DATA SECTION:

»»

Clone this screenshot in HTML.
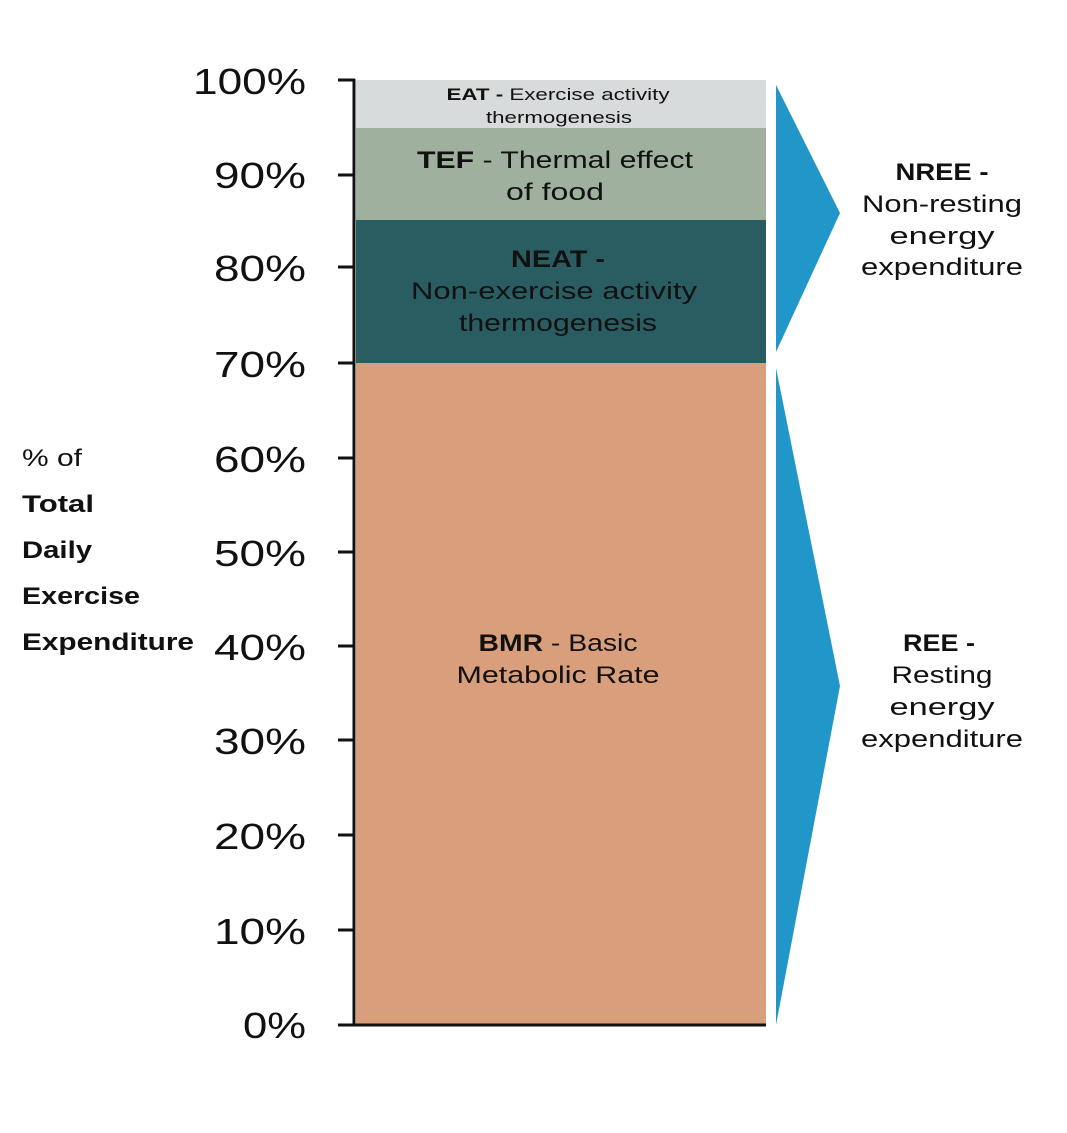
<!DOCTYPE html>
<html><head><meta charset="utf-8"><style>
html,body{margin:0;padding:0;background:#fff}
svg{display:block}
text{font-family:"Liberation Sans",sans-serif;fill:#111}
</style></head><body>
<svg width="1067" height="1133" viewBox="0 0 1067 1133" xmlns="http://www.w3.org/2000/svg">
<rect width="1067" height="1133" fill="#fff"/>
<rect x="356" y="80" width="410" height="48" fill="#d8dbdb"/>
<rect x="356" y="128" width="410" height="92" fill="#9fb09f"/>
<rect x="356" y="220" width="410" height="143" fill="#2a5d61"/>
<rect x="356" y="363" width="410" height="662" fill="#d99e7b"/>
<line x1="354" y1="79" x2="354" y2="1026" stroke="#111" stroke-width="3"/>
<g stroke="#111" stroke-width="3">
<line x1="338" y1="80" x2="355" y2="80"/><line x1="338" y1="175" x2="355" y2="175"/>
<line x1="338" y1="267" x2="355" y2="267"/><line x1="338" y1="363" x2="355" y2="363"/>
<line x1="338" y1="458" x2="355" y2="458"/><line x1="338" y1="552" x2="355" y2="552"/>
<line x1="338" y1="646" x2="355" y2="646"/><line x1="338" y1="740" x2="355" y2="740"/>
<line x1="338" y1="835" x2="355" y2="835"/><line x1="338" y1="930" x2="355" y2="930"/>
<line x1="338" y1="1025" x2="766" y2="1025"/>
</g>
<g font-size="36" text-anchor="end">
<text x="306" y="94" textLength="113" lengthAdjust="spacingAndGlyphs">100%</text>
<text x="306" y="188" textLength="92" lengthAdjust="spacingAndGlyphs">90%</text>
<text x="306" y="281" textLength="92" lengthAdjust="spacingAndGlyphs">80%</text>
<text x="306" y="377" textLength="92" lengthAdjust="spacingAndGlyphs">70%</text>
<text x="306" y="472" textLength="92" lengthAdjust="spacingAndGlyphs">60%</text>
<text x="306" y="566" textLength="92" lengthAdjust="spacingAndGlyphs">50%</text>
<text x="306" y="660" textLength="92" lengthAdjust="spacingAndGlyphs">40%</text>
<text x="306" y="754" textLength="92" lengthAdjust="spacingAndGlyphs">30%</text>
<text x="306" y="849" textLength="92" lengthAdjust="spacingAndGlyphs">20%</text>
<text x="306" y="944" textLength="92" lengthAdjust="spacingAndGlyphs">10%</text>
<text x="306" y="1038" textLength="63" lengthAdjust="spacingAndGlyphs">0%</text>
</g>
<g font-size="24">
<text x="22" y="466" textLength="60" lengthAdjust="spacingAndGlyphs">% of</text>
<text x="22" y="512" font-weight="bold" textLength="72" lengthAdjust="spacingAndGlyphs">Total</text>
<text x="22" y="558" font-weight="bold" textLength="70" lengthAdjust="spacingAndGlyphs">Daily</text>
<text x="22" y="604" font-weight="bold" textLength="118" lengthAdjust="spacingAndGlyphs">Exercise</text>
<text x="22" y="650" font-weight="bold" textLength="172" lengthAdjust="spacingAndGlyphs">Expenditure</text>
</g>
<g text-anchor="middle">
<text x="558" y="100" font-size="17" textLength="223" lengthAdjust="spacingAndGlyphs"><tspan font-weight="bold">EAT -</tspan> Exercise activity</text>
<text x="559" y="123" font-size="17" textLength="146" lengthAdjust="spacingAndGlyphs">thermogenesis</text>
<text x="555" y="168" font-size="24" textLength="276" lengthAdjust="spacingAndGlyphs"><tspan font-weight="bold">TEF</tspan> - Thermal effect</text>
<text x="555" y="200" font-size="24" textLength="98" lengthAdjust="spacingAndGlyphs">of food</text>
<text x="558" y="267" font-size="24" font-weight="bold" textLength="94" lengthAdjust="spacingAndGlyphs">NEAT -</text>
<text x="554" y="299" font-size="24" textLength="286" lengthAdjust="spacingAndGlyphs">Non-exercise activity</text>
<text x="558" y="331" font-size="24" textLength="198" lengthAdjust="spacingAndGlyphs">thermogenesis</text>
<text x="558" y="651" font-size="24" textLength="159" lengthAdjust="spacingAndGlyphs"><tspan font-weight="bold">BMR</tspan> - Basic</text>
<text x="558" y="683" font-size="24" textLength="203" lengthAdjust="spacingAndGlyphs">Metabolic Rate</text>
</g>
<polygon points="776,85 840,213 776,352" fill="#2196c9"/>
<polygon points="776,368 840,686 776,1025" fill="#2196c9"/>
<g text-anchor="middle" font-size="24">
<text x="942" y="180" font-weight="bold" textLength="93" lengthAdjust="spacingAndGlyphs">NREE -</text>
<text x="942" y="212" textLength="160" lengthAdjust="spacingAndGlyphs">Non-resting</text>
<text x="942" y="244" textLength="105" lengthAdjust="spacingAndGlyphs">energy</text>
<text x="942" y="275" textLength="162" lengthAdjust="spacingAndGlyphs">expenditure</text>
<text x="939" y="651" font-weight="bold" textLength="72" lengthAdjust="spacingAndGlyphs">REE -</text>
<text x="942" y="683" textLength="101" lengthAdjust="spacingAndGlyphs">Resting</text>
<text x="942" y="715" textLength="105" lengthAdjust="spacingAndGlyphs">energy</text>
<text x="942" y="747" textLength="162" lengthAdjust="spacingAndGlyphs">expenditure</text>
</g>
</svg>
</body></html>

««

DESCRIPTION OF THE TASK: Write the listing out a second time exactly, dropping all images.

FINAL RESULT:
Clone this screenshot in HTML.
<!DOCTYPE html>
<html><head><meta charset="utf-8"><style>
html,body{margin:0;padding:0;background:#fff}
svg{display:block}
text{font-family:"Liberation Sans",sans-serif;fill:#111}
</style></head><body>
<svg width="1067" height="1133" viewBox="0 0 1067 1133" xmlns="http://www.w3.org/2000/svg">
<rect width="1067" height="1133" fill="#fff"/>
<rect x="356" y="80" width="410" height="48" fill="#d8dbdb"/>
<rect x="356" y="128" width="410" height="92" fill="#9fb09f"/>
<rect x="356" y="220" width="410" height="143" fill="#2a5d61"/>
<rect x="356" y="363" width="410" height="662" fill="#d99e7b"/>
<line x1="354" y1="79" x2="354" y2="1026" stroke="#111" stroke-width="3"/>
<g stroke="#111" stroke-width="3">
<line x1="338" y1="80" x2="355" y2="80"/><line x1="338" y1="175" x2="355" y2="175"/>
<line x1="338" y1="267" x2="355" y2="267"/><line x1="338" y1="363" x2="355" y2="363"/>
<line x1="338" y1="458" x2="355" y2="458"/><line x1="338" y1="552" x2="355" y2="552"/>
<line x1="338" y1="646" x2="355" y2="646"/><line x1="338" y1="740" x2="355" y2="740"/>
<line x1="338" y1="835" x2="355" y2="835"/><line x1="338" y1="930" x2="355" y2="930"/>
<line x1="338" y1="1025" x2="766" y2="1025"/>
</g>
<g font-size="36" text-anchor="end">
<text x="306" y="94" textLength="113" lengthAdjust="spacingAndGlyphs">100%</text>
<text x="306" y="188" textLength="92" lengthAdjust="spacingAndGlyphs">90%</text>
<text x="306" y="281" textLength="92" lengthAdjust="spacingAndGlyphs">80%</text>
<text x="306" y="377" textLength="92" lengthAdjust="spacingAndGlyphs">70%</text>
<text x="306" y="472" textLength="92" lengthAdjust="spacingAndGlyphs">60%</text>
<text x="306" y="566" textLength="92" lengthAdjust="spacingAndGlyphs">50%</text>
<text x="306" y="660" textLength="92" lengthAdjust="spacingAndGlyphs">40%</text>
<text x="306" y="754" textLength="92" lengthAdjust="spacingAndGlyphs">30%</text>
<text x="306" y="849" textLength="92" lengthAdjust="spacingAndGlyphs">20%</text>
<text x="306" y="944" textLength="92" lengthAdjust="spacingAndGlyphs">10%</text>
<text x="306" y="1038" textLength="63" lengthAdjust="spacingAndGlyphs">0%</text>
</g>
<g font-size="24">
<text x="22" y="466" textLength="60" lengthAdjust="spacingAndGlyphs">% of</text>
<text x="22" y="512" font-weight="bold" textLength="72" lengthAdjust="spacingAndGlyphs">Total</text>
<text x="22" y="558" font-weight="bold" textLength="70" lengthAdjust="spacingAndGlyphs">Daily</text>
<text x="22" y="604" font-weight="bold" textLength="118" lengthAdjust="spacingAndGlyphs">Exercise</text>
<text x="22" y="650" font-weight="bold" textLength="172" lengthAdjust="spacingAndGlyphs">Expenditure</text>
</g>
<g text-anchor="middle">
<text x="558" y="100" font-size="17" textLength="223" lengthAdjust="spacingAndGlyphs"><tspan font-weight="bold">EAT -</tspan> Exercise activity</text>
<text x="559" y="123" font-size="17" textLength="146" lengthAdjust="spacingAndGlyphs">thermogenesis</text>
<text x="555" y="168" font-size="24" textLength="276" lengthAdjust="spacingAndGlyphs"><tspan font-weight="bold">TEF</tspan> - Thermal effect</text>
<text x="555" y="200" font-size="24" textLength="98" lengthAdjust="spacingAndGlyphs">of food</text>
<text x="558" y="267" font-size="24" font-weight="bold" textLength="94" lengthAdjust="spacingAndGlyphs">NEAT -</text>
<text x="554" y="299" font-size="24" textLength="286" lengthAdjust="spacingAndGlyphs">Non-exercise activity</text>
<text x="558" y="331" font-size="24" textLength="198" lengthAdjust="spacingAndGlyphs">thermogenesis</text>
<text x="558" y="651" font-size="24" textLength="159" lengthAdjust="spacingAndGlyphs"><tspan font-weight="bold">BMR</tspan> - Basic</text>
<text x="558" y="683" font-size="24" textLength="203" lengthAdjust="spacingAndGlyphs">Metabolic Rate</text>
</g>
<polygon points="776,85 840,213 776,352" fill="#2196c9"/>
<polygon points="776,368 840,686 776,1025" fill="#2196c9"/>
<g text-anchor="middle" font-size="24">
<text x="942" y="180" font-weight="bold" textLength="93" lengthAdjust="spacingAndGlyphs">NREE -</text>
<text x="942" y="212" textLength="160" lengthAdjust="spacingAndGlyphs">Non-resting</text>
<text x="942" y="244" textLength="105" lengthAdjust="spacingAndGlyphs">energy</text>
<text x="942" y="275" textLength="162" lengthAdjust="spacingAndGlyphs">expenditure</text>
<text x="939" y="651" font-weight="bold" textLength="72" lengthAdjust="spacingAndGlyphs">REE -</text>
<text x="942" y="683" textLength="101" lengthAdjust="spacingAndGlyphs">Resting</text>
<text x="942" y="715" textLength="105" lengthAdjust="spacingAndGlyphs">energy</text>
<text x="942" y="747" textLength="162" lengthAdjust="spacingAndGlyphs">expenditure</text>
</g>
</svg>
</body></html>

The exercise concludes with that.